Alcañiz comes from the arabic term Al-Qannis which could mean canes. In El Cantar del Mio Cid, a poem belonging to a period of time between 1117 (the first conquest of Alfonso I) and 1157 (the final conquest of Ramon Berenguer IV), we find one of the first mentions of the name Alcañiz.

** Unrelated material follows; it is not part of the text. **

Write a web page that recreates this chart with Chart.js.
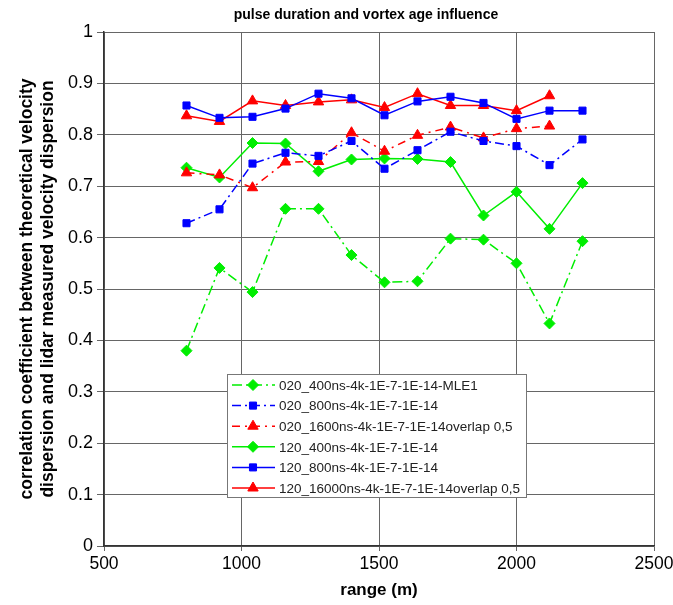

Non lo tardó el que en buen ora nasco,
priso doscientos caballeros escollechos a mano,
fizo una correda la noch trasnochando;
tierras d´Alcañiz negras las va parando,
e a derredor todo lo va preando.
Al tercer día don ixo i es tornado
The Reconquest in El Bajo Aragón was peaceful and the territoires occupied were slowly recovered. In 1179 Alfonso II gave the Castle of Alcañiz and a vast region to an Order known as La Orden de Calatrava. However, Alcañiz still had some representation in the Courts and the inhabitants enjoyed the prerrogatives included in the Town Charter awarded by Ramón Berenguer IV. The Order and the villa held difficult relations throughout the Medieval and even the Modern period. In 1283 there was a violent popular uprising in Alcañiz against the Order. It was a clash between two powers, a villa and a council pressured by la Orden de Calatrava.